··· Data shown

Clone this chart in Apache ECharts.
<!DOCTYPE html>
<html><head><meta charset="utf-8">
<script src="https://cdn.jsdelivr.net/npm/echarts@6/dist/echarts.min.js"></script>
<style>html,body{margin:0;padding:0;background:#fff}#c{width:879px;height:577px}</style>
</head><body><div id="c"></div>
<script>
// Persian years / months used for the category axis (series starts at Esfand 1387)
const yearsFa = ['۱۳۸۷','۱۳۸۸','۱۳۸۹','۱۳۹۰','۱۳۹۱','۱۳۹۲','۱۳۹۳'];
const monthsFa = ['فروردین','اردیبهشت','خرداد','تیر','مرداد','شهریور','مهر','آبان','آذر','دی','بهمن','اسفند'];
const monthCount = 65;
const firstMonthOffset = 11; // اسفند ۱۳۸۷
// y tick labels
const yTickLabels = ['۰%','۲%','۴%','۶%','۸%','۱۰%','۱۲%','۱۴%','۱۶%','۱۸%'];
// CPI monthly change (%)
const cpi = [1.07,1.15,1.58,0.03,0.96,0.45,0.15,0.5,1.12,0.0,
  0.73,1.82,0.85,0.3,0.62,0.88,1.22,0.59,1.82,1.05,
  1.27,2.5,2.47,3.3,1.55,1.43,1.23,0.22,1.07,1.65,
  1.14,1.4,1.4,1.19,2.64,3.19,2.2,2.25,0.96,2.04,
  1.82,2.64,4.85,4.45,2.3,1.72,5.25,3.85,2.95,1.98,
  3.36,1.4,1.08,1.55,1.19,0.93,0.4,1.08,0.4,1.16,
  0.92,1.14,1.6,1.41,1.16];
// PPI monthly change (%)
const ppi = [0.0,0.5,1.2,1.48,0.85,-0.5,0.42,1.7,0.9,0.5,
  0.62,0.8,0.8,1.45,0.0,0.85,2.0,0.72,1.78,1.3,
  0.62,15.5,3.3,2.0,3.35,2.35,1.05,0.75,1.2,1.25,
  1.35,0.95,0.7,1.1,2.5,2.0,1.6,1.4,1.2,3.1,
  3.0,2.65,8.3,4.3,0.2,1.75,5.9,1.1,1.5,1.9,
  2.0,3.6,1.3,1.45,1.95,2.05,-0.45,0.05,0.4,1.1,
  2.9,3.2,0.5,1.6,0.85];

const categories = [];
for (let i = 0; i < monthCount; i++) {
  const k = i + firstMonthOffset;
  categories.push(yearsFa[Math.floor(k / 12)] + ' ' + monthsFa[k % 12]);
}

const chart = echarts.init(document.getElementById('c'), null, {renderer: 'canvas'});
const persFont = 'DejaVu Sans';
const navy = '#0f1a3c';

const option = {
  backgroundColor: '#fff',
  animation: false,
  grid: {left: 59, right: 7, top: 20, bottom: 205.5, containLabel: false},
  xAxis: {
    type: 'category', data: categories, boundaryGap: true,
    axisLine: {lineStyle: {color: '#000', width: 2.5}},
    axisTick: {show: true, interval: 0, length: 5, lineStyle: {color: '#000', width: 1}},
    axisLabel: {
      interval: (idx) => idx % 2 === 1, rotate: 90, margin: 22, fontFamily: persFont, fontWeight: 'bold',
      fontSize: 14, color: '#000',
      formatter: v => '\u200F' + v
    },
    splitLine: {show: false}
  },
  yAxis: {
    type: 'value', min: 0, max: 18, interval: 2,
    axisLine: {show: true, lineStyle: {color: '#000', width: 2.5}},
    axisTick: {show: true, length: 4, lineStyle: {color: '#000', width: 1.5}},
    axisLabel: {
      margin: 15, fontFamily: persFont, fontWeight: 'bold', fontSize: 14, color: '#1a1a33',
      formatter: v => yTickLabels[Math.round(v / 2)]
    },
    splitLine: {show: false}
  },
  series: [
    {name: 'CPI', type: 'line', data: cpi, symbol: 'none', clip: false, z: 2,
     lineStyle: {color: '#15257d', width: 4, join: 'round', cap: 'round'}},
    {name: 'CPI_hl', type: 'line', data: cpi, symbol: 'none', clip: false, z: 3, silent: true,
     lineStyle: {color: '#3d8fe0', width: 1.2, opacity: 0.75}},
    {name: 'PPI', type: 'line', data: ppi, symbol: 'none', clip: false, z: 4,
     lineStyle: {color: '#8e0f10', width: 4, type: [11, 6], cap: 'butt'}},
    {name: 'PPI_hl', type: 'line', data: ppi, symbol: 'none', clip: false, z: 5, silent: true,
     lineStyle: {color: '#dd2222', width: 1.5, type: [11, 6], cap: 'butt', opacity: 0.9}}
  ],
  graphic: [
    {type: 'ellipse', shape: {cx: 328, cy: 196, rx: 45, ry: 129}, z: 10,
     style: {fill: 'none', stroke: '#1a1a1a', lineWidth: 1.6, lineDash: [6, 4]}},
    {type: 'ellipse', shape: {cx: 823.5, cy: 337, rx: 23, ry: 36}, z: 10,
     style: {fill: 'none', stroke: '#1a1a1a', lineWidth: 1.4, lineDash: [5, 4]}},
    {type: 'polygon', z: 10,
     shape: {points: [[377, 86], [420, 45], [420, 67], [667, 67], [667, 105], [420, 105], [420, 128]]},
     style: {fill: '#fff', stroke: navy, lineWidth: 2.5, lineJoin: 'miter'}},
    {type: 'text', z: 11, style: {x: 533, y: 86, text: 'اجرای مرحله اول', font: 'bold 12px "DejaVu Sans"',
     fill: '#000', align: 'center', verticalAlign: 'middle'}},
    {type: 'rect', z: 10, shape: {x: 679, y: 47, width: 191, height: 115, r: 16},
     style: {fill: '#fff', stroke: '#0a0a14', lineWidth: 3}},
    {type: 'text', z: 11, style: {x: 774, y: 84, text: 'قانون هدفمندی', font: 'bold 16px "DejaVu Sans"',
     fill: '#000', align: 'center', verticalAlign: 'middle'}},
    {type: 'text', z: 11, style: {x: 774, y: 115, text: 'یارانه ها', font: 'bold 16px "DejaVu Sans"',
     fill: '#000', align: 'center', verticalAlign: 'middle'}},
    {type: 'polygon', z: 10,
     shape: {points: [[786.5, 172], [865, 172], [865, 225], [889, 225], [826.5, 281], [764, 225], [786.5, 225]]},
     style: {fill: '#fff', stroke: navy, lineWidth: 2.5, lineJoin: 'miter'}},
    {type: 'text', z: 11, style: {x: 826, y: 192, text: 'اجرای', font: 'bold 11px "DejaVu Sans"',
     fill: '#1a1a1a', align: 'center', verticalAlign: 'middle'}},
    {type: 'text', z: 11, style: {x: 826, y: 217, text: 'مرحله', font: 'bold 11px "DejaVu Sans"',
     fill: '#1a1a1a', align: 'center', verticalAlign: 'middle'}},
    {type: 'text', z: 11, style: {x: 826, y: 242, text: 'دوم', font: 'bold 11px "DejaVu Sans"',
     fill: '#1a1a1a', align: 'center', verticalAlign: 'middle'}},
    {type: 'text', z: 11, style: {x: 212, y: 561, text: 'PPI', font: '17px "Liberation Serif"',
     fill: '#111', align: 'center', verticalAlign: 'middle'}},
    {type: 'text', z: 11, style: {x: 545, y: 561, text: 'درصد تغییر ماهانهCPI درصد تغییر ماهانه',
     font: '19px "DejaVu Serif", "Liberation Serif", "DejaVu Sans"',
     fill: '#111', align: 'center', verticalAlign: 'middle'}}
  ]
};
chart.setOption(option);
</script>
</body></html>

······
··· Data shown

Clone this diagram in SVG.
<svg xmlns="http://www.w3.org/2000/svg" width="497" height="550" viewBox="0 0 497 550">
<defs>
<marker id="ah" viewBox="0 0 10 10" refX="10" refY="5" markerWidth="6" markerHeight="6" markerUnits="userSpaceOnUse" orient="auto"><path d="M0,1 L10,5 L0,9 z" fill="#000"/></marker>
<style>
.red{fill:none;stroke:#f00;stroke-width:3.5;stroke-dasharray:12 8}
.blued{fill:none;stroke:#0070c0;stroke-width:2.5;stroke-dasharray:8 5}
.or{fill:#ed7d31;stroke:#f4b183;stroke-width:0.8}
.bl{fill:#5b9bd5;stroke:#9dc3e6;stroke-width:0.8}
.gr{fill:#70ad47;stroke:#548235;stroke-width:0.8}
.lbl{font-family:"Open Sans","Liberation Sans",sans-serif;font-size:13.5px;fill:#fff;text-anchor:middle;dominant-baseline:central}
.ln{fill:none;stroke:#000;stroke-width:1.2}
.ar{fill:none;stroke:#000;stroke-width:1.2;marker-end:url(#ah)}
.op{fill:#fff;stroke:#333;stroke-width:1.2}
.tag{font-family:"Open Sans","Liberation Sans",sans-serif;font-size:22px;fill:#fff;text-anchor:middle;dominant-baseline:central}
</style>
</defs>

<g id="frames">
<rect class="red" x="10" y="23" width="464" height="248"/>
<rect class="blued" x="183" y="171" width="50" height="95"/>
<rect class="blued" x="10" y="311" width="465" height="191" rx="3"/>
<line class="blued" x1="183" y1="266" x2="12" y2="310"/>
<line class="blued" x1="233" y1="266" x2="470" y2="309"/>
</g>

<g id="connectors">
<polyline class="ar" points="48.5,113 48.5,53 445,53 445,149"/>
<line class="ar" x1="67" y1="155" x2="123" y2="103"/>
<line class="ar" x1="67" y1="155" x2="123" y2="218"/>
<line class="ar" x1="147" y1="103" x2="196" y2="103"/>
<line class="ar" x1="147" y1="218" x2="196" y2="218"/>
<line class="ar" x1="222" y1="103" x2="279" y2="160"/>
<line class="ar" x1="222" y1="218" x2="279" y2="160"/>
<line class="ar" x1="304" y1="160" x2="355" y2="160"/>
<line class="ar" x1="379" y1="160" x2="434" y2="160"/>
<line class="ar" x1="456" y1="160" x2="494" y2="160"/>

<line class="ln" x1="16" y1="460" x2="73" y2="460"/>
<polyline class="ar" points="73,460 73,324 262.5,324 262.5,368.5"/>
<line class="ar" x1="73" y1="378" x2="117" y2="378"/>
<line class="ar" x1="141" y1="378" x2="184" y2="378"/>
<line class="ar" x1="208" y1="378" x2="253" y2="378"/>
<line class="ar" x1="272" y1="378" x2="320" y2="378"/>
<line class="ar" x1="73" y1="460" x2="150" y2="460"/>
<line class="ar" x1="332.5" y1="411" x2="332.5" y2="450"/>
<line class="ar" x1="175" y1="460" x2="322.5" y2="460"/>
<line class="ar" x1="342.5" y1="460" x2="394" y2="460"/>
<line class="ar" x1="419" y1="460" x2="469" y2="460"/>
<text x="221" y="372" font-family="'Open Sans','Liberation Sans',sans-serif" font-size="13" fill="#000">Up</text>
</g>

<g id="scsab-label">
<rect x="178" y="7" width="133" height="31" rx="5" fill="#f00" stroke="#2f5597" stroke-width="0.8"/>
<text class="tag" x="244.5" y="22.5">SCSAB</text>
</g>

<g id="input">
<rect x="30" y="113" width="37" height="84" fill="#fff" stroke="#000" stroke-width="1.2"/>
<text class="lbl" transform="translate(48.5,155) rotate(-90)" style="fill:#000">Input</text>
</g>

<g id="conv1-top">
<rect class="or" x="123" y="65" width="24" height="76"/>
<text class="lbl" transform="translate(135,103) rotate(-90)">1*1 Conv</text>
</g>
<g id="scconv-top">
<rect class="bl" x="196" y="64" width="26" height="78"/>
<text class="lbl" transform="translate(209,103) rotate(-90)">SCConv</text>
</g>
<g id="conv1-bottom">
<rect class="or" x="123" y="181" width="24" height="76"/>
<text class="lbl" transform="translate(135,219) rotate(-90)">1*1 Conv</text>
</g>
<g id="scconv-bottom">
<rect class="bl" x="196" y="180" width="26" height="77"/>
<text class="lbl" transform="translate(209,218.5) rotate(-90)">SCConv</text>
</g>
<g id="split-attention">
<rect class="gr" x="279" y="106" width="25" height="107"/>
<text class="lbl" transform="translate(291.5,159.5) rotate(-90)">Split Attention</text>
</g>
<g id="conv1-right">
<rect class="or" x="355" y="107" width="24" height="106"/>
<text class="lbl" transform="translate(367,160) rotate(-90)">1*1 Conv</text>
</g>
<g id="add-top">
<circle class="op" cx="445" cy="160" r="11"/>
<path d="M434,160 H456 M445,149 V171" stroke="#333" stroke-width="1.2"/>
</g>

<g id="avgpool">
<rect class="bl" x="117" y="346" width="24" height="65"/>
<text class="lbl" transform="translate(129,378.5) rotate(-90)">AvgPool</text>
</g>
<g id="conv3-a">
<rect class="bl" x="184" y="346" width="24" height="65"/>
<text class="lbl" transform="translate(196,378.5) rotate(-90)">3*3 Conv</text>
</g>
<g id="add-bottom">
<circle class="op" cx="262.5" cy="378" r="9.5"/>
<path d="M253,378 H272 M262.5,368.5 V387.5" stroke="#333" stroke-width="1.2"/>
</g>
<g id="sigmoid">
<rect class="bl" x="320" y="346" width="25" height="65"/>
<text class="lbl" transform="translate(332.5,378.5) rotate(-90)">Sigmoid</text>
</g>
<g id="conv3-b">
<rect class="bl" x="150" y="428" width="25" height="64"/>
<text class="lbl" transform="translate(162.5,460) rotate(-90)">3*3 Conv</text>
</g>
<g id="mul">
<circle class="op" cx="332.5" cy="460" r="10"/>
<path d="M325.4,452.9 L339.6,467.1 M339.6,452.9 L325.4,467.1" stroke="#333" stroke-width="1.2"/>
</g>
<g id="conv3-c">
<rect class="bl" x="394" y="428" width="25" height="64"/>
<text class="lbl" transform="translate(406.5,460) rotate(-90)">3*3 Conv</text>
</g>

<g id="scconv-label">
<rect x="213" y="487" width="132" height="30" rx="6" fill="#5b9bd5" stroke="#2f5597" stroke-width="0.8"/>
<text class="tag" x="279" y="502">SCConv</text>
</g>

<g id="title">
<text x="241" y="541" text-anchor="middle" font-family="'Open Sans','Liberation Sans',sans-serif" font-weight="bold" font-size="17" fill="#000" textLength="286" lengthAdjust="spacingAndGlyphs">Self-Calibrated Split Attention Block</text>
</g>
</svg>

······
··· Data shown

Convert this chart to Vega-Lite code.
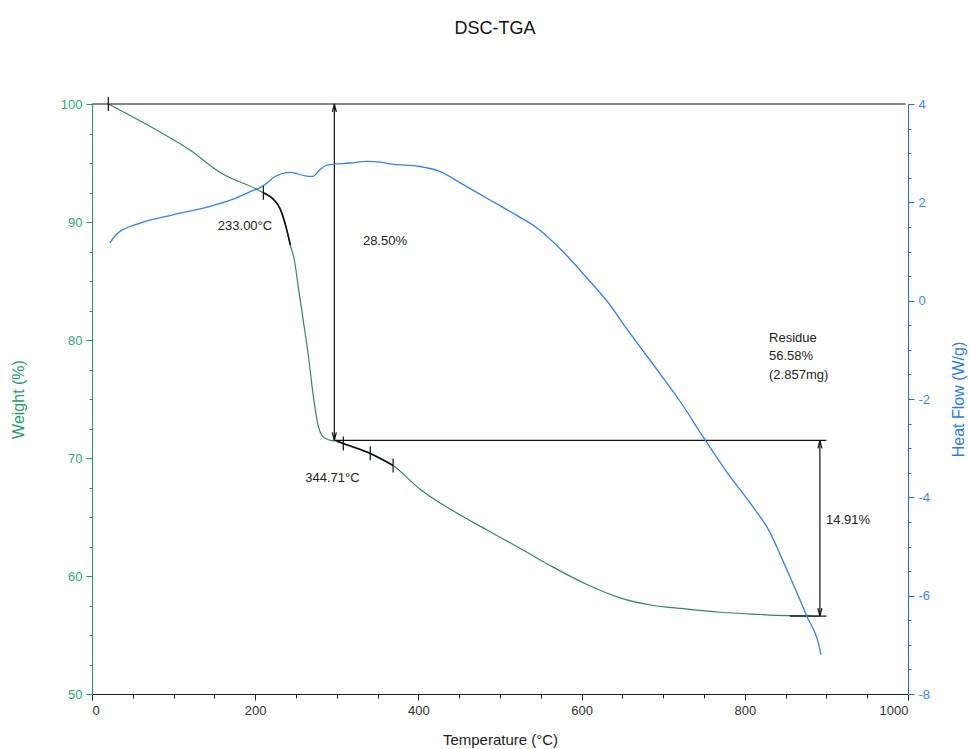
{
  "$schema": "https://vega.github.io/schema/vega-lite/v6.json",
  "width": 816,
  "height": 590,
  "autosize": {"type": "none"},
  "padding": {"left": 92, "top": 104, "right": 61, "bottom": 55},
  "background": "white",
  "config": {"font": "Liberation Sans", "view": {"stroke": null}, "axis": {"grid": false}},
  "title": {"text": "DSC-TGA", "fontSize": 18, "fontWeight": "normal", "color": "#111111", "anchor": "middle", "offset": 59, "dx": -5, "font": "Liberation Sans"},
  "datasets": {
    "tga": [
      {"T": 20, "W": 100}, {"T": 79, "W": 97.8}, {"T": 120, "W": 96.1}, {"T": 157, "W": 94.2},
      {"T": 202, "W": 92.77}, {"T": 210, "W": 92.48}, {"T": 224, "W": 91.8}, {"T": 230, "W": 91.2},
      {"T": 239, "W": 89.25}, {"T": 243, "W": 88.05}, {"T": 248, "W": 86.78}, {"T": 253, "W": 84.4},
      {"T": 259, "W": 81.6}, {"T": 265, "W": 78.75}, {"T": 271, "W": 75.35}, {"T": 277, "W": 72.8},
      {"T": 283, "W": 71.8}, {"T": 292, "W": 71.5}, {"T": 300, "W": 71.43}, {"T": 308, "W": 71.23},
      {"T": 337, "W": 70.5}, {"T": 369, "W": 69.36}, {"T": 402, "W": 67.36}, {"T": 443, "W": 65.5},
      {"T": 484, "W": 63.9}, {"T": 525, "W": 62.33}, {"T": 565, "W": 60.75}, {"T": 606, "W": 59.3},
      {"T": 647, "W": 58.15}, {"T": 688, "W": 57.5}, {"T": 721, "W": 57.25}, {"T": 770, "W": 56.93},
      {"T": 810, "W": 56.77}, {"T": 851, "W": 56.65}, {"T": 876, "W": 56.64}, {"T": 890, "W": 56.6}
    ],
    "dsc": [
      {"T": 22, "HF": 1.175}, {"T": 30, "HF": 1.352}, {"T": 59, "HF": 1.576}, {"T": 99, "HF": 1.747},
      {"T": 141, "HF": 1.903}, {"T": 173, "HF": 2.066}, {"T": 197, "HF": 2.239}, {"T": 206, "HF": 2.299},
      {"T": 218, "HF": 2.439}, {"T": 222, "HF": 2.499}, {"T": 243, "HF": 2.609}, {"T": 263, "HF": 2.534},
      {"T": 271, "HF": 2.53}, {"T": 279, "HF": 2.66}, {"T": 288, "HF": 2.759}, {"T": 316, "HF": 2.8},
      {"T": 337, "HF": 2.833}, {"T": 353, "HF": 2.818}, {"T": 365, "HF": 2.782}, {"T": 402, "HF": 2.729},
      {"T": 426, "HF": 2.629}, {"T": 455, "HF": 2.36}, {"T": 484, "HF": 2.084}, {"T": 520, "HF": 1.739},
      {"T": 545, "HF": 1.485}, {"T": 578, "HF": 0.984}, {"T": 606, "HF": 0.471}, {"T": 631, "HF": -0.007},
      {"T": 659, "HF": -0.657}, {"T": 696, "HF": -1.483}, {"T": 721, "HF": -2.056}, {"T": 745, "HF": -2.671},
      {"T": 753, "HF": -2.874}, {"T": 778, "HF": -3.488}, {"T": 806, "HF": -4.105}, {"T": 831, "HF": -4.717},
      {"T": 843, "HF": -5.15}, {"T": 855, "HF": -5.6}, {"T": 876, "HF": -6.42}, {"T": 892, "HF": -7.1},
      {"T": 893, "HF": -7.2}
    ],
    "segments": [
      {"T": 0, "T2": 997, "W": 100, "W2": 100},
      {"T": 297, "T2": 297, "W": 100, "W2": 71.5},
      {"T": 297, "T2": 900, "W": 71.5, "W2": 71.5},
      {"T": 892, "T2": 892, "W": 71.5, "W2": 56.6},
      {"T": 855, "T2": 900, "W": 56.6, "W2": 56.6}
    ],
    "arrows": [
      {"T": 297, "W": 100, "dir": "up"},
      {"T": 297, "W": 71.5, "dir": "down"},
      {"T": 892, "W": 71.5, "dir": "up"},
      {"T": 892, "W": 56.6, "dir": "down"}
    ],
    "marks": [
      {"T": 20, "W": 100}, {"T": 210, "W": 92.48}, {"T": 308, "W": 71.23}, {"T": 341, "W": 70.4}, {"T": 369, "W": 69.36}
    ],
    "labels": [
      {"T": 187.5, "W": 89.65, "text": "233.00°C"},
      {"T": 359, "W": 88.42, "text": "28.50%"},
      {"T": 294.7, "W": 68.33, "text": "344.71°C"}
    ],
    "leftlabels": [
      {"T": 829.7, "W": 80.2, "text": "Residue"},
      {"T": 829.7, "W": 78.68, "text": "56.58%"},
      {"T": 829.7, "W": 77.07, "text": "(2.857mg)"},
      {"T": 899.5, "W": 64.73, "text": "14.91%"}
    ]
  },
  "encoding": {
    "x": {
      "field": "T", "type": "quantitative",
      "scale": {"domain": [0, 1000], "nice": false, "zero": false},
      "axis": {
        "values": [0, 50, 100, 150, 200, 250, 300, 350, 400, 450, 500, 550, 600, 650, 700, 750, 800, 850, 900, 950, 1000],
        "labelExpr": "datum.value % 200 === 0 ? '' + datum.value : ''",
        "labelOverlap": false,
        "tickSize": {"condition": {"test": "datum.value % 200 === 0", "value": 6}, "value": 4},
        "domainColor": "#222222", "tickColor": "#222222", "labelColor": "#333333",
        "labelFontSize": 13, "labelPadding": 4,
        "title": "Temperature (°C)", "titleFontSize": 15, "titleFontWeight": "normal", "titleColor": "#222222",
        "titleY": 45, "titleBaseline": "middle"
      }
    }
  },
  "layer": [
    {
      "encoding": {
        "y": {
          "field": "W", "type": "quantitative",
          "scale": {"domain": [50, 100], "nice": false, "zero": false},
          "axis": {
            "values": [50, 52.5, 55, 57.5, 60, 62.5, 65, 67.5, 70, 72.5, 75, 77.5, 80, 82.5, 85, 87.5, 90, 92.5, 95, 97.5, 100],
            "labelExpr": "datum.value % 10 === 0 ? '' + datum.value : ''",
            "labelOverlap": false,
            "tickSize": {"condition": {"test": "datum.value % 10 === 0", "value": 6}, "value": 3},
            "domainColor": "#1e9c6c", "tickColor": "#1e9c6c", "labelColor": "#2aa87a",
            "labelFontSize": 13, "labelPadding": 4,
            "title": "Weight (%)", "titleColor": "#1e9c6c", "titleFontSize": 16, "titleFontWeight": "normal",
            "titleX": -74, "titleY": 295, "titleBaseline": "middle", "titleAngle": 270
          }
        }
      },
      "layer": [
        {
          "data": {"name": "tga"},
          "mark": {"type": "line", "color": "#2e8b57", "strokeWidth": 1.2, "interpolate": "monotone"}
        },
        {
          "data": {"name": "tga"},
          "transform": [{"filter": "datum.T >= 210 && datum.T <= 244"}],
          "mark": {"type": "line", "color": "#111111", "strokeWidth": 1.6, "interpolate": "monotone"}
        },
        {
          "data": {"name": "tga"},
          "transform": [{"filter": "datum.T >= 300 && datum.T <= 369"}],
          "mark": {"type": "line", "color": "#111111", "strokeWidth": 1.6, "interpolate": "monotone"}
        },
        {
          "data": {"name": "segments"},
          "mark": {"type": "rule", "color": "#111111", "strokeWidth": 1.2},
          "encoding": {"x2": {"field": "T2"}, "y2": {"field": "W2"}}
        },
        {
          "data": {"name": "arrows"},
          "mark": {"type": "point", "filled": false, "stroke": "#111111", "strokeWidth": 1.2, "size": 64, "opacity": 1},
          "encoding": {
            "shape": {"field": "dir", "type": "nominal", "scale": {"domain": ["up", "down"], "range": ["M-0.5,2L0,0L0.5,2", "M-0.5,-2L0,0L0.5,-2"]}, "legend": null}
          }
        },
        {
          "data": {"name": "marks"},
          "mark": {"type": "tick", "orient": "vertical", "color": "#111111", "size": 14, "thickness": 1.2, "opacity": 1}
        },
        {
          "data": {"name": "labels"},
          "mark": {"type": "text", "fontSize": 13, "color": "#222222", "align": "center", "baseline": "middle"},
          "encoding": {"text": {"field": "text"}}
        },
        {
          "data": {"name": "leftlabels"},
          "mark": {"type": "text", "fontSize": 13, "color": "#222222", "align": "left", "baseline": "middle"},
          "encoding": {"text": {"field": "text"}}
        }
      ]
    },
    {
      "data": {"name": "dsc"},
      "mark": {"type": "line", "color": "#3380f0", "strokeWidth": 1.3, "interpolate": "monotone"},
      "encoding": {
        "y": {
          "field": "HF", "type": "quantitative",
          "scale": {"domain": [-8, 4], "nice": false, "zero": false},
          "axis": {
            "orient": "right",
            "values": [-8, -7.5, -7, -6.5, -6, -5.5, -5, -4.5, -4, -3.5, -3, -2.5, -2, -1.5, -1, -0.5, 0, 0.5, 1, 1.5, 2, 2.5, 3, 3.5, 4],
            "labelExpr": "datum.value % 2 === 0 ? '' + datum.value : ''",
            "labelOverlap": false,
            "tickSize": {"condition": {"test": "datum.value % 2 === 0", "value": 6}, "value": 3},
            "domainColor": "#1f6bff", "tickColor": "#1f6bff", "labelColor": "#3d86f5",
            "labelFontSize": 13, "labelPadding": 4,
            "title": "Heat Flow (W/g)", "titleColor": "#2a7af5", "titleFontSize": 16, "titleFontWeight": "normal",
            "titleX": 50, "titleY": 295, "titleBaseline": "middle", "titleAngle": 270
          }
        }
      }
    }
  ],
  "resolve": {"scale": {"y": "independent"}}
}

······

Brief:
Exactly and only the lines from the line that contains "Clone this chart in Apache ECharts." through the line that contains "2.9,3.2,0.5,1.6,0.85];" are to be repeated as they stand.

Result:
Clone this chart in Apache ECharts.
<!DOCTYPE html>
<html><head><meta charset="utf-8">
<script src="https://cdn.jsdelivr.net/npm/echarts@6/dist/echarts.min.js"></script>
<style>html,body{margin:0;padding:0;background:#fff}#c{width:879px;height:577px}</style>
</head><body><div id="c"></div>
<script>
// Persian years / months used for the category axis (series starts at Esfand 1387)
const yearsFa = ['۱۳۸۷','۱۳۸۸','۱۳۸۹','۱۳۹۰','۱۳۹۱','۱۳۹۲','۱۳۹۳'];
const monthsFa = ['فروردین','اردیبهشت','خرداد','تیر','مرداد','شهریور','مهر','آبان','آذر','دی','بهمن','اسفند'];
const monthCount = 65;
const firstMonthOffset = 11; // اسفند ۱۳۸۷
// y tick labels
const yTickLabels = ['۰%','۲%','۴%','۶%','۸%','۱۰%','۱۲%','۱۴%','۱۶%','۱۸%'];
// CPI monthly change (%)
const cpi = [1.07,1.15,1.58,0.03,0.96,0.45,0.15,0.5,1.12,0.0,
  0.73,1.82,0.85,0.3,0.62,0.88,1.22,0.59,1.82,1.05,
  1.27,2.5,2.47,3.3,1.55,1.43,1.23,0.22,1.07,1.65,
  1.14,1.4,1.4,1.19,2.64,3.19,2.2,2.25,0.96,2.04,
  1.82,2.64,4.85,4.45,2.3,1.72,5.25,3.85,2.95,1.98,
  3.36,1.4,1.08,1.55,1.19,0.93,0.4,1.08,0.4,1.16,
  0.92,1.14,1.6,1.41,1.16];
// PPI monthly change (%)
const ppi = [0.0,0.5,1.2,1.48,0.85,-0.5,0.42,1.7,0.9,0.5,
  0.62,0.8,0.8,1.45,0.0,0.85,2.0,0.72,1.78,1.3,
  0.62,15.5,3.3,2.0,3.35,2.35,1.05,0.75,1.2,1.25,
  1.35,0.95,0.7,1.1,2.5,2.0,1.6,1.4,1.2,3.1,
  3.0,2.65,8.3,4.3,0.2,1.75,5.9,1.1,1.5,1.9,
  2.0,3.6,1.3,1.45,1.95,2.05,-0.45,0.05,0.4,1.1,
  2.9,3.2,0.5,1.6,0.85];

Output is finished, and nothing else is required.